The Museum of Liverpool is one. It was a speedy process. The museum is on a waterfront promenade and the building takes on the form of a ship, because the area used to be a shipping yard. There are two main views from inside the building: one looks out to the water, which has been the life force for the city. The other looks to the city. There’s also a canal that goes underneath the building. My idea was to have a glass floor so you could see the canal from inside, but there was no money for it.
When will it be completed?
It’s nearly finished. The interior will be done next year. The museum has about 150,000 items in its collection that are all about Liverpool, from locomotives to the Beatles.
You’ve worked on a number of projects that are near water.
That’s true. We’re working on a mixed-use development in Aarhus that’s 75,000 square metres and near the water’s edge. The project includes a building that will be the tallest in Denmark (147 metres). It’s called the Lighthouse, and its ribbon-like structure was inspired by water. The context of the area is water, so the buildings express the forms of waves. We’re also working on an aquarium in Copenhagen called Blue Planet.
That’s very much about water.
Yes, I’ve got kids, so I’ve gone to a lot of aquariums, and it seems to me they never look like what it’s all about – water and fish. They look more like factories. Our idea for the aquarium was to get people underwater somehow. So we came up with this whirlpool idea for shaping the building. It took us four weeks to come up with the idea of a whirlpool and two weeks to create the design. It really quite easy to make a design, but first you have to come up with the right idea.

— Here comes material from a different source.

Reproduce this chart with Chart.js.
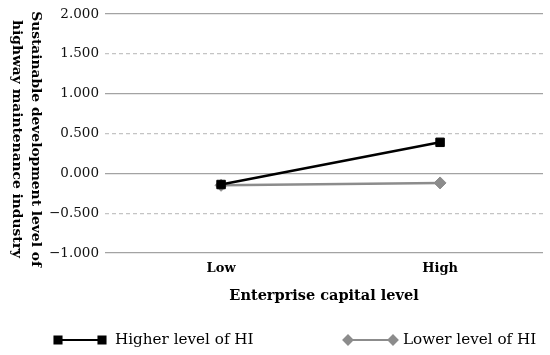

You’ve got a strong interest in nature and in particular biomimicry. Can you tell me more about that?
We like to think about new ways to be sustainable. For instance, if you make a high-rise you have to think about how to clean those windows. That’s not a sustainable thing; it’s a practical thing.
But if you combine these two issues, we can achieve something new.
If you look at leaves under a microscope, for instance, water cannot attach itself to the leaf. It drips off. So, if we use this as a model, we can make windows where the water doesn’t stick to the window. In effect, it becomes a self-cleaning window. It takes all the dirt with it.
We’ve done this on a building in Berlin. We wanted to make it a sustainable building and we wanted to figure out how to improve the environment and these particular windows can also help burn the smog in the area and clean the air.
The building’s windows clean the air?
Yes, they can clean the air in the area with the same effect as 500 trees.
That’s amazing. Will we be seeing any of your work in North America?
I hope so. I’ve been to Toronto three times in the last year. We’d love to build something on the waterfront.